In a study published in the journal Nature, researchers from Stanford Woods Institute for the Environment found that human populations in the continent grew like invasive species that are controlled by the environment.

For instance, the population would grow exponentially when they first colonized South America toward the end of Ice Age. Then the populations abruptly decreased, improved to some extent and plateaued for thousands of years when the settlers learned how to grow crops and raise domesticated animals.

The study provided a detailed look of how people settled and invaded South America, the last habitable continent colonized by mankind.

The researchers identified two distinct phases of colonization. The first one happened about 14,000 to 5,500 years ago with human populations surging to 300,000 and the second phase occurred about 5,500 to 2,000 years ago with the population reaching about 1 million.

Earth's Carrying Capacity

"The question is: Have we overshot Earth's carrying capacity today?" said Elizabeth Hadly from the Stanford Woods Institute for the Environment and co-author of the study.

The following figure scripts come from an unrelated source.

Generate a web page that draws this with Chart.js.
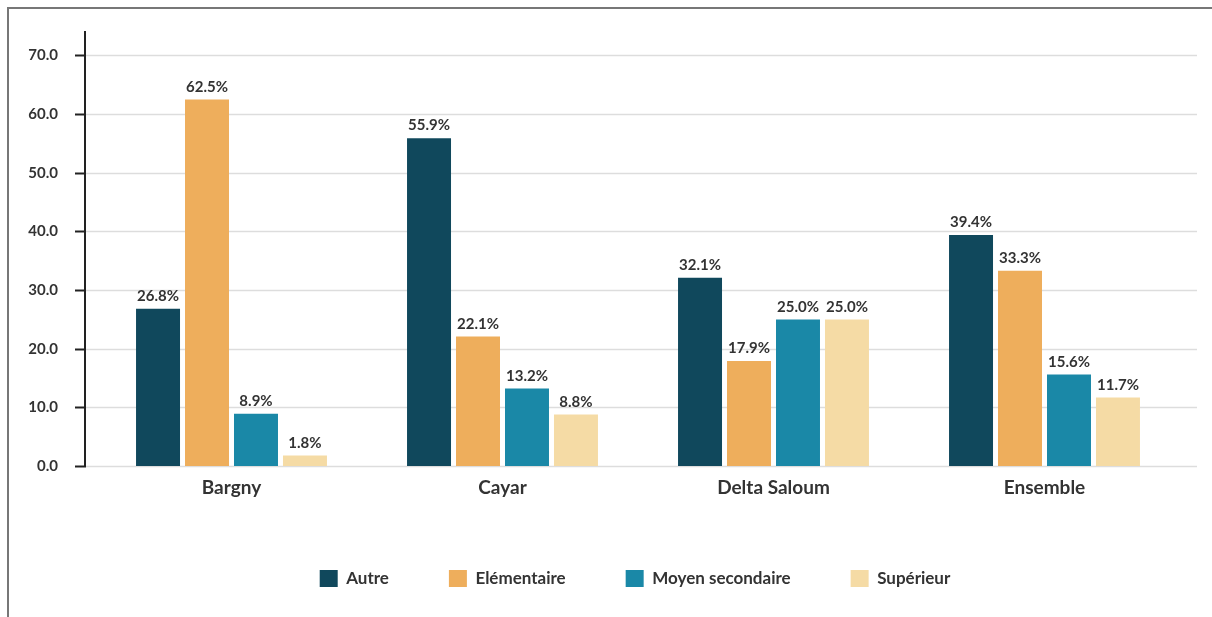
<!DOCTYPE html>
<html>
<head>
<meta charset="utf-8">
<script src="https://cdn.jsdelivr.net/npm/chart.js@4"></script>
<style>
  html, body { margin: 0; padding: 0; background: #fff; }
  #wrap { position: relative; width: 1212px; height: 617px; overflow: hidden; }
  #frame { position: absolute; left: 7px; top: 7px; width: 1300px; height: 700px;
           border-left: 2px solid #777; border-top: 2px solid #777; }
  canvas { position: absolute; left: 0; top: 0; }
</style>
</head>
<body>
<div id="wrap">
  <div id="frame"></div>
  <canvas id="chart" width="1212" height="617"></canvas>
</div>
<script>
const categories = ['Bargny', 'Cayar', 'Delta Saloum', 'Ensemble'];
const seriesNames = ['Autre', 'Elémentaire', 'Moyen secondaire', 'Supérieur'];
const autre = [26.8, 55.9, 32.1, 39.4];
const elementaire = [62.5, 22.1, 17.9, 33.3];
const moyenSecondaire = [8.9, 13.2, 25.0, 15.6];
const superieur = [1.8, 8.8, 25.0, 11.7];
const yTicks = [0, 10, 20, 30, 40, 50, 60, 70];
const colors = ['#10485c', '#eeae5c', '#1a88a7', '#f5dba5'];

const FONT = 'Lato, "Noto Sans", sans-serif';
const TEXT = '#333333';

// grille, axe Y et graduations dessinés à partir de l'échelle
const axisPlugin = {
  id: 'axisPlugin',
  beforeDatasetsDraw(chart) {
    const ctx = chart.ctx;
    const y = chart.scales.y;
    const area = chart.chartArea;
    ctx.save();
    ctx.strokeStyle = '#dddddd';
    ctx.lineWidth = 1.5;
    yTicks.forEach(v => {
      const py = Math.round(y.getPixelForValue(v)) + 0.5;
      ctx.beginPath();
      ctx.moveTo(86, py);
      ctx.lineTo(1197, py);
      ctx.stroke();
    });
    ctx.strokeStyle = '#222222';
    ctx.lineWidth = 2;
    ctx.beginPath();
    ctx.moveTo(85, area.top - 1);
    ctx.lineTo(85, area.bottom + 1);
    ctx.stroke();
    yTicks.forEach(v => {
      const py = Math.round(y.getPixelForValue(v)) + 0.5;
      ctx.beginPath();
      ctx.moveTo(75, py);
      ctx.lineTo(86, py);
      ctx.stroke();
    });
    ctx.restore();
  }
};

// étiquettes de valeur au-dessus des barres
const valueLabels = {
  id: 'valueLabels',
  afterDatasetsDraw(chart) {
    const ctx = chart.ctx;
    ctx.save();
    ctx.font = 'bold 15px ' + FONT;
    ctx.fillStyle = TEXT;
    ctx.textAlign = 'center';
    ctx.textBaseline = 'bottom';
    chart.data.datasets.forEach((ds, i) => {
      chart.getDatasetMeta(i).data.forEach((bar, j) => {
        ctx.fillText(ds.data[j].toFixed(1) + '%', bar.x, bar.y - 5);
      });
    });
    ctx.restore();
  }
};

// la légende est un peu décalée vers la droite
const legendShift = {
  id: 'legendShift',
  afterLayout(chart) {
    chart.legend.left += 45;
    chart.legend.right += 45;
  }
};

const seriesData = [autre, elementaire, moyenSecondaire, superieur];

new Chart(document.getElementById('chart'), {
  type: 'bar',
  data: {
    labels: categories,
    datasets: seriesNames.map((name, i) => ({
      label: name,
      data: seriesData[i],
      backgroundColor: colors[i],
      categoryPercentage: 0.723,
      barPercentage: 0.898
    }))
  },
  options: {
    responsive: false,
    animation: false,
    layout: { padding: { top: 32, right: 32, bottom: 20, left: 0 } },
    scales: {
      x: {
        grid: { display: false, drawTicks: false },
        border: { display: false },
        ticks: { color: TEXT, font: { family: FONT, size: 19, weight: 'bold' }, padding: 10 },
        afterFit(scale) { scale.height = 44; }
      },
      y: {
        min: 0,
        max: 74,
        grid: { display: false, drawTicks: false },
        border: { display: false },
        ticks: {
          stepSize: 10,
          color: TEXT,
          font: { family: FONT, size: 15, weight: 'bold' },
          padding: 38,
          callback: v => v.toFixed(1)
        },
        afterBuildTicks(scale) {
          scale.ticks = yTicks.map(v => ({ value: v }));
        },
        afterFit(scale) {
          scale.width = 96;
          scale.paddingTop = 0;
          scale.paddingBottom = 0;
        }
      }
    },
    plugins: {
      legend: {
        position: 'bottom',
        labels: {
          color: TEXT,
          font: { family: FONT, size: 17, weight: 'bold' },
          boxWidth: 18,
          boxHeight: 17,
          padding: 60
        }
      },
      tooltip: { enabled: false }
    }
  },
  plugins: [axisPlugin, valueLabels, legendShift]
});
</script>
</body>
</html>
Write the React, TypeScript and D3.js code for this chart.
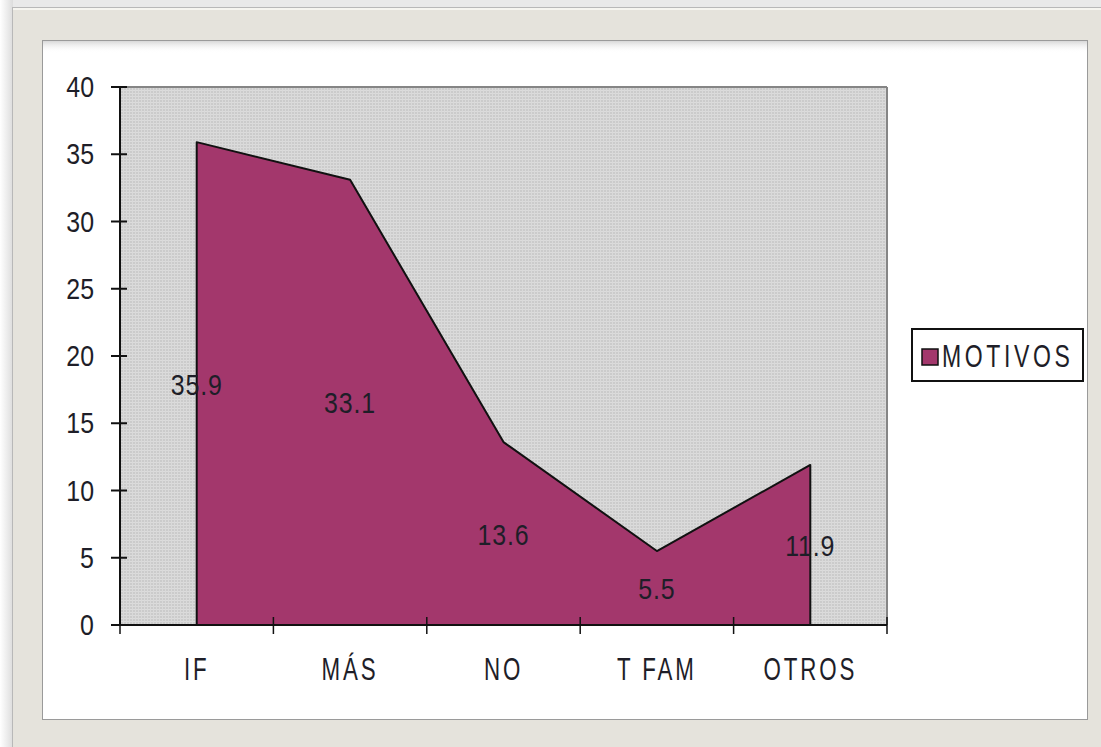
import React from "react";
import * as d3 from "d3";

const categories = ["IF", "MÁS", "NO", "T FAM", "OTROS"];
const values = [35.9, 33.1, 13.6, 5.5, 11.9];
const yTicks = [0, 5, 10, 15, 20, 25, 30, 35, 40];
const seriesName = "MOTIVOS";

const W = 1101;
const H = 747;
const plot = { left: 120, right: 887, top: 87, bottom: 625 };
const FILL = "#A3376C";
const FONT = "'Liberation Sans', Arial, sans-serif";
const TXT = "#1e1e28";

export default function App() {
  const x = d3
    .scaleBand<string>()
    .domain(categories)
    .range([plot.left, plot.right])
    .padding(0);
  const bw = x.bandwidth();
  const cx = (c: string) => (x(c) as number) + bw / 2;
  const y = d3.scaleLinear().domain([0, 40]).range([plot.bottom, plot.top]);

  const data = categories.map((c, i) => ({ c, v: values[i] }));
  const area = d3
    .area<{ c: string; v: number }>()
    .x((d) => cx(d.c))
    .y0(y(0))
    .y1((d) => y(d.v));
  const outline = d3
    .line<[number, number]>()
    .x((d) => d[0])
    .y((d) => d[1]);
  const outlinePts: [number, number][] = [
    [cx(categories[0]), y(0)],
    ...data.map((d) => [cx(d.c), y(d.v)] as [number, number]),
    [cx(categories[categories.length - 1]), y(0)],
  ];

  const xTickPos = [...categories.map((c) => x(c) as number), plot.right];

  return (
    <svg
      width={W}
      height={H}
      style={{ position: "absolute", left: 0, top: 0, display: "block" }}
    >
      <defs>
        <pattern id="dots" width="3" height="3" patternUnits="userSpaceOnUse">
          <rect width="3" height="3" fill="#cbcbcb" />
          <rect width="3" height="1" fill="#dcdcdc" />
          <rect width="1" height="3" fill="#d9d9d9" />
        </pattern>
        <linearGradient id="leftShade" x1="0" x2="1" y1="0" y2="0">
          <stop offset="0" stopColor="#ffffff" />
          <stop offset="1" stopColor="#dcdcdc" />
        </linearGradient>
        <linearGradient id="topShadow" x1="0" x2="0" y1="0" y2="1">
          <stop offset="0" stopColor="#d8d8d8" />
          <stop offset="1" stopColor="#ffffff" stopOpacity="0" />
        </linearGradient>
      </defs>
      {/* page background */}
      <rect x={0} y={0} width={W} height={H} fill="#e9e9e9" />
      <rect x={0} y={0} width={13} height={H} fill="url(#leftShade)" />
      {/* frame */}
      <rect
        x={12.5}
        y={7.5}
        width={W}
        height={H}
        fill="#e5e3dc"
        stroke="#b8b8b8"
        strokeWidth={1}
      />
      <line x1={13} x2={W} y1={9} y2={9} stroke="#f6f5f0" strokeWidth={2} />
      {/* white panel */}
      <rect
        x={42.5}
        y={40.5}
        width={1045}
        height={679}
        fill="#ffffff"
        stroke="#9a9a9a"
        strokeWidth={1}
      />
      <rect x={43} y={41} width={1044} height={12} fill="url(#topShadow)" />

      {/* plot area */}
      <rect
        x={plot.left}
        y={plot.top}
        width={plot.right - plot.left}
        height={plot.bottom - plot.top}
        fill="url(#dots)"
      />
      <line x1={plot.left} x2={plot.right} y1={plot.top} y2={plot.top} stroke="#858585" strokeWidth={2} />
      <line x1={plot.right} x2={plot.right} y1={plot.top} y2={plot.bottom} stroke="#858585" strokeWidth={2} />

      {/* area */}
      <path d={area(data) || ""} fill={FILL} />
      <path
        d={outline(outlinePts) || ""}
        fill="none"
        stroke="#111"
        strokeWidth={2}
        strokeLinejoin="round"
      />

      {/* y axis */}
      <line x1={plot.left} x2={plot.left} y1={plot.top} y2={plot.bottom} stroke="#111" strokeWidth={2} />
      {yTicks.map((t) => (
        <g key={t}>
          <line x1={plot.left - 9} x2={plot.left + 7} y1={y(t)} y2={y(t)} stroke="#111" strokeWidth={2} />
          <text
            transform={`translate(94,${y(t) + 10}) scale(0.86,1)`}
            textAnchor="end"
            fontFamily={FONT}
            fontSize={29}
            fill={TXT}
          >
            {t}
          </text>
        </g>
      ))}

      {/* x axis */}
      <line x1={plot.left - 9} x2={plot.right} y1={plot.bottom} y2={plot.bottom} stroke="#111" strokeWidth={2} />
      {xTickPos.map((p, i) => (
        <line key={i} x1={p} x2={p} y1={plot.bottom - 8} y2={plot.bottom + 9} stroke="#111" strokeWidth={1.5} />
      ))}
      {categories.map((c) => (
        <text
          key={c}
          transform={`translate(${cx(c)},680) scale(0.72,1)`}
          textAnchor="middle"
          fontFamily={FONT}
          fontSize={31}
          letterSpacing={4}
          fill={TXT}
        >
          {c}
        </text>
      ))}

      {/* data labels */}
      {data.map((d) => (
        <text
          key={d.c}
          transform={`translate(${cx(d.c)},${(y(0) + y(d.v)) / 2 + 11}) scale(0.86,1)`}
          textAnchor="middle"
          fontFamily={FONT}
          fontSize={29}
          letterSpacing={1}
          fill={TXT}
        >
          {d.v.toFixed(1)}
        </text>
      ))}

      {/* legend */}
      <rect x={912} y={329} width={171} height={52} fill="#ffffff" stroke="#111" strokeWidth={2} />
      <rect x={922} y={349} width={16} height={16} fill={FILL} stroke="#111" strokeWidth={1.5} />
      <text
        transform="translate(942,367) scale(0.72,1)"
        fontFamily={FONT}
        fontSize={32}
        letterSpacing={5}
        fill={TXT}
      >
        {seriesName}
      </text>
    </svg>
  );
}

This is because humans respond just like other invasive species. This means that human populations could crash before stabilizing a global population size.

The threat of mass extinction still linger today as natural resources continue to be depleted and environmental conditions worsening. The study sheds light on how humans added to the biggest extinction of big mammals during the Pleistocene era.

"Thinking about the relationship between humans and our environment, unchecked growth is not a universal hallmark of our history, but a very recent development," said Amy Goldberg, study co-author.

Will Populations Crash Again?

At present, with surges of populations across the globe, humans may exhaust and deplete the natural resources the planet can offer. With the help of technology, humans can reset the Earth's carrying capacity to harvest or create new resources.

If humans continue to invade the planet, can it sustain life in the future? If yes, for how long?